Bug in fontinst?
Rebecca and Rowland
rebecca@astrid.u-net.com
Wed, 30 Sep 1998 01:11:38 +0100
At 12:10 am +0100 30/9/98, Alan Jeffrey wrote:
>Rebecca and Rowland wrote:
>> If only! Adobe's idea is that a small cap A is optically not the same as a
>> letter `a' in the case of expert encoded founts, but that a small cap A is
>> logically the same as a letter `a' in the case of SC & OsF founts.
>
>Yes grumble mutter stick to their guns mutter.
>
>> Indeed. What about Lars's idea? :
>
>Probably as good as we're going to get.
>
>> And would it perhaps be possible to add an extension to fontinst's command
>> set so that you could force it to to a pltomtx conversion while using
>> \installfont?
>
>I think this is going to happen rarely enough that we can just put an
>\pltomtx command into the .tex file.
>
>> Ah... If only this were true. LaTeX uses OT1 encoding by default; I for
>> one have no idea how to create a LaTeX format that uses T1 encoding by
>> default.
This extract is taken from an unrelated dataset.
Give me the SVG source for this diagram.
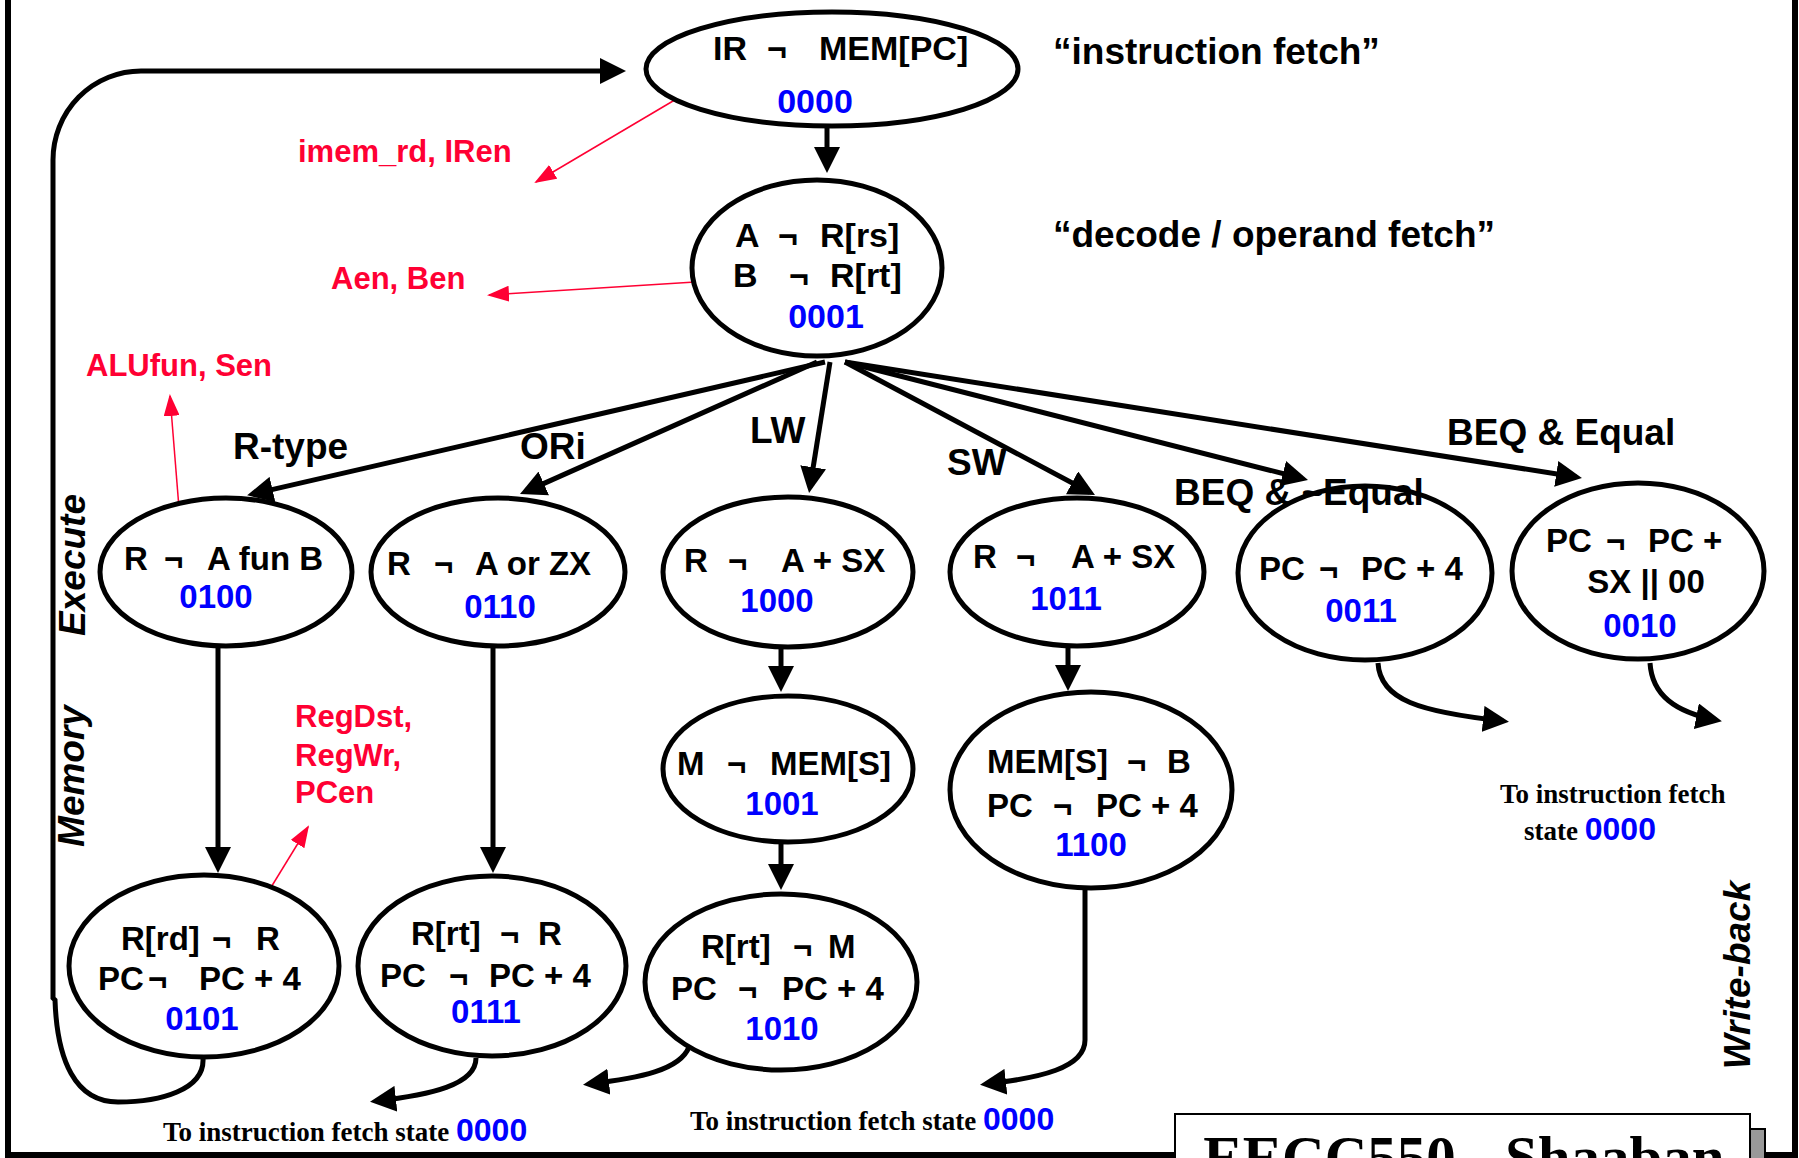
<svg xmlns="http://www.w3.org/2000/svg" width="1799" height="1158" viewBox="0 0 1799 1158" xml:space="preserve">
<style>
.n ellipse{fill:#fff;stroke:#000;stroke-width:5}
text{font-family:"Liberation Sans",Arial,sans-serif;font-weight:bold;font-size:33px;fill:#000}
.big{font-size:34px}
.num{fill:#0000FF;text-anchor:middle}
.red{fill:#FF0033;font-size:31px}
.lbl{font-size:37px}
.ser{font-family:"Liberation Serif","Times New Roman",serif;font-size:27px}
.rot{font-style:italic;font-size:37px;text-anchor:middle}
.c{stroke:#000;stroke-width:5;fill:none}
.cr{stroke:#FF0033;stroke-width:1.5;fill:none}
</style>
<defs>
<marker id="ah" markerUnits="userSpaceOnUse" markerWidth="26" markerHeight="26" refX="20" refY="13" orient="auto" viewBox="0 0 26 26"><path d="M0,0 L26,13 L0,26 Z" fill="#000"/></marker>
<marker id="ar" markerUnits="userSpaceOnUse" markerWidth="22" markerHeight="16" refX="20" refY="8" orient="auto" viewBox="0 0 22 16"><path d="M0,0 L22,8 L0,16 Z" fill="#FF0033"/></marker>
</defs>
<rect x="0" y="0" width="1799" height="1158" fill="#fff"/>
<path d="M8,0 V1155 H1795 V0" fill="none" stroke="#000" stroke-width="6"/>
<g id="connectors">
<line class="c" x1="827" y1="128" x2="827" y2="167" marker-end="url(#ah)"/>
<line class="c" x1="825" y1="362" x2="253" y2="494" marker-end="url(#ah)"/>
<line class="c" x1="817" y1="362" x2="525.5" y2="491.6" marker-end="url(#ah)"/>
<line class="c" x1="830" y1="362" x2="810" y2="487" marker-end="url(#ah)"/>
<line class="c" x1="845" y1="362" x2="1089.7" y2="492.2" marker-end="url(#ah)"/>
<line class="c" x1="845" y1="362" x2="1302.2" y2="478.5" marker-end="url(#ah)"/>
<line class="c" x1="845" y1="362" x2="1576" y2="477" marker-end="url(#ah)"/>
<line class="c" x1="218" y1="648" x2="218" y2="867" marker-end="url(#ah)"/>
<line class="c" x1="493" y1="648" x2="493" y2="867" marker-end="url(#ah)"/>
<line class="c" x1="781" y1="648" x2="781" y2="686" marker-end="url(#ah)"/>
<line class="c" x1="781" y1="843" x2="781" y2="884" marker-end="url(#ah)"/>
<line class="c" x1="1068" y1="648" x2="1068" y2="685" marker-end="url(#ah)"/>
<path class="c" d="M1085,888 V1040 C1085,1068 1040,1078 986,1084" marker-end="url(#ah)"/>
<path class="c" d="M1378,663 C1380,700 1420,712 1503,721" marker-end="url(#ah)"/>
<path class="c" d="M1650,663 C1652,695 1675,712 1716,720" marker-end="url(#ah)"/>
<path class="c" d="M476,1058 C476,1085 430,1095 376,1101" marker-end="url(#ah)"/>
<path class="c" d="M689,1047 C680,1070 640,1078 589,1084" marker-end="url(#ah)"/>
<path class="c" d="M203,1058 C205,1090 160,1102 118,1102 C75,1102 57,1060 55,1000 L53,998 L53,160 A88,89 0 0 1 141,71 L620,71" marker-end="url(#ah)"/>
<line class="cr" x1="695" y1="88" x2="536" y2="182" marker-end="url(#ar)"/>
<line class="cr" x1="711" y1="281" x2="489" y2="295" marker-end="url(#ar)"/>
<line class="cr" x1="181" y1="533" x2="170" y2="396" marker-end="url(#ar)"/>
<line class="cr" x1="262" y1="902" x2="308" y2="827" marker-end="url(#ar)"/>
</g>
<g id="n0000" class="n"><ellipse cx="832" cy="69" rx="186" ry="57"/>
<text class="big" y="60"><tspan x="713">IR</tspan><tspan x="767">¬</tspan><tspan x="819">MEM[PC]</tspan></text>
<text class="big num" x="815" y="113">0000</text></g>
<g id="n0001" class="n"><ellipse cx="817" cy="268" rx="125" ry="88"/>
<text class="big" y="247"><tspan x="735">A</tspan><tspan x="778">¬</tspan><tspan x="820">R[rs]</tspan></text>
<text class="big" y="287"><tspan x="733">B</tspan><tspan x="789">¬</tspan><tspan x="830">R[rt]</tspan></text>
<text class="big num" x="826" y="328">0001</text></g>
<g id="n0100" class="n"><ellipse cx="226" cy="572" rx="126" ry="74"/>
<text y="570"><tspan x="124">R</tspan><tspan x="164">¬</tspan><tspan x="207">A fun B</tspan></text>
<text class="num" x="216" y="608">0100</text></g>
<g id="n0110" class="n"><ellipse cx="498" cy="572" rx="127" ry="74"/>
<text y="575"><tspan x="387">R</tspan><tspan x="434">¬</tspan><tspan x="475">A or ZX</tspan></text>
<text class="num" x="500" y="618">0110</text></g>
<g id="n1000" class="n"><ellipse cx="788" cy="572" rx="125" ry="75"/>
<text y="572"><tspan x="684">R</tspan><tspan x="728">¬</tspan><tspan x="781">A + SX</tspan></text>
<text class="num" x="777" y="612">1000</text></g>
<g id="n1011" class="n"><ellipse cx="1077" cy="572" rx="127" ry="74"/>
<text y="568"><tspan x="973">R</tspan><tspan x="1016">¬</tspan><tspan x="1071">A + SX</tspan></text>
<text class="num" x="1066" y="610">1011</text></g>
<g id="n0011" class="n"><ellipse cx="1365" cy="573" rx="127" ry="87"/>
<text y="580"><tspan x="1259">PC</tspan><tspan x="1319">¬</tspan><tspan x="1361">PC + 4</tspan></text>
<text class="num" x="1361" y="622">0011</text></g>
<g id="n0010" class="n"><ellipse cx="1638" cy="571" rx="126" ry="88"/>
<text y="552"><tspan x="1546">PC</tspan><tspan x="1606">¬</tspan><tspan x="1648">PC +</tspan></text>
<text x="1646" y="593" text-anchor="middle">SX || 00</text>
<text class="num" x="1640" y="637">0010</text></g>
<g id="n1001" class="n"><ellipse cx="788" cy="769" rx="125" ry="73"/>
<text y="775"><tspan x="677">M</tspan><tspan x="727">¬</tspan><tspan x="770">MEM[S]</tspan></text>
<text class="num" x="782" y="815">1001</text></g>
<g id="n1100" class="n"><ellipse cx="1091" cy="790" rx="141" ry="98"/>
<text y="773"><tspan x="987">MEM[S]</tspan><tspan x="1127">¬</tspan><tspan x="1167">B</tspan></text>
<text y="817"><tspan x="987">PC</tspan><tspan x="1053">¬</tspan><tspan x="1096">PC + 4</tspan></text>
<text class="num" x="1091" y="856">1100</text></g>
<g id="n0101" class="n"><ellipse cx="204" cy="966" rx="135" ry="91"/>
<text y="950"><tspan x="121">R[rd]</tspan><tspan x="212">¬</tspan><tspan x="256">R</tspan></text>
<text y="990"><tspan x="98">PC</tspan><tspan x="148">¬</tspan><tspan x="199">PC + 4</tspan></text>
<text class="num" x="202" y="1030">0101</text></g>
<g id="n0111" class="n"><ellipse cx="492" cy="966" rx="134" ry="90"/>
<text y="945"><tspan x="411">R[rt]</tspan><tspan x="500">¬</tspan><tspan x="538">R</tspan></text>
<text y="987"><tspan x="380">PC</tspan><tspan x="449">¬</tspan><tspan x="489">PC + 4</tspan></text>
<text class="num" x="486" y="1023">0111</text></g>
<g id="n1010" class="n"><ellipse cx="781" cy="982" rx="136" ry="88"/>
<text y="958"><tspan x="701">R[rt]</tspan><tspan x="793">¬</tspan><tspan x="828">M</tspan></text>
<text y="1000"><tspan x="671">PC</tspan><tspan x="738">¬</tspan><tspan x="782">PC + 4</tspan></text>
<text class="num" x="782" y="1040">1010</text></g>
<g id="labels">
<text class="lbl" x="1053" y="64">“instruction fetch”</text>
<text class="lbl" x="1053" y="247">“decode / operand fetch”</text>
<text class="red" x="298" y="162">imem_rd, IRen</text>
<text class="red" x="331" y="289">Aen, Ben</text>
<text class="red" x="86" y="376">ALUfun, Sen</text>
<text class="red" x="295" y="727">RegDst,</text>
<text class="red" x="295" y="766">RegWr,</text>
<text class="red" x="295" y="803">PCen</text>
<text class="lbl" x="233" y="459">R-type</text>
<text class="lbl" x="520" y="459">ORi</text>
<text class="lbl" x="750" y="443">LW</text>
<text class="lbl" x="947" y="475">SW</text>
<text class="lbl" x="1174" y="505">BEQ &amp; ~Equal</text>
<text class="lbl" x="1447" y="445">BEQ &amp; Equal</text>
<text class="ser" x="163" y="1141">To instruction fetch state <tspan style="font-family:'Liberation Sans',Arial,sans-serif;font-size:32px;fill:#0000FF">0000</tspan></text>
<text class="ser" x="690" y="1130">To instruction fetch state <tspan style="font-family:'Liberation Sans',Arial,sans-serif;font-size:32px;fill:#0000FF">0000</tspan></text>
<text class="ser" x="1500" y="803">To instruction fetch</text>
<text class="ser" x="1524" y="840">state <tspan style="font-family:'Liberation Sans',Arial,sans-serif;font-size:32px;fill:#0000FF">0000</tspan></text>
<text class="rot" transform="translate(85,565) rotate(-90)">Execute</text>
<text class="rot" transform="translate(84,776) rotate(-90)">Memory</text>
<text class="rot" transform="translate(1750,975) rotate(-90)">Write-back</text>
</g>
<g id="title">
<rect x="1190" y="1129" width="575" height="60" fill="#999" stroke="#000" stroke-width="2"/>
<rect x="1175" y="1114" width="575" height="60" fill="#fff" stroke="#000" stroke-width="2"/>
<text x="1464" y="1177" text-anchor="middle" style="font-family:'Liberation Serif','Times New Roman',serif;font-size:59px">EECC550 - Shaaban</text>
</g>
</svg>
We're going to be stuck with most people using OT1 for most
>> things until this situation changes.
>
>You can't change the format :-)
Of course you can. It's what all those .cfg files are for. My default
format includes two sets of hyphenation patterns, rather than the standard
one.
> One day the team will make T1 the
>default, eventually, perhaps. At least the EC fonts are now out...
If `they' had the sense God gave a grasshopper, they'd supply instructions
on how to change the format to use T1 encoding by default.
>> It wouldn't be so bad if Adobe were any more consistent, would it?
>
>It wouldn't hurt, but the main problem is that DEK and Adobe have
>different ideas about what a glyph is. It's not like one of them is
>wrong, they're just different...
How do you mean, `different ideas about what a glyph is'?
Rowland.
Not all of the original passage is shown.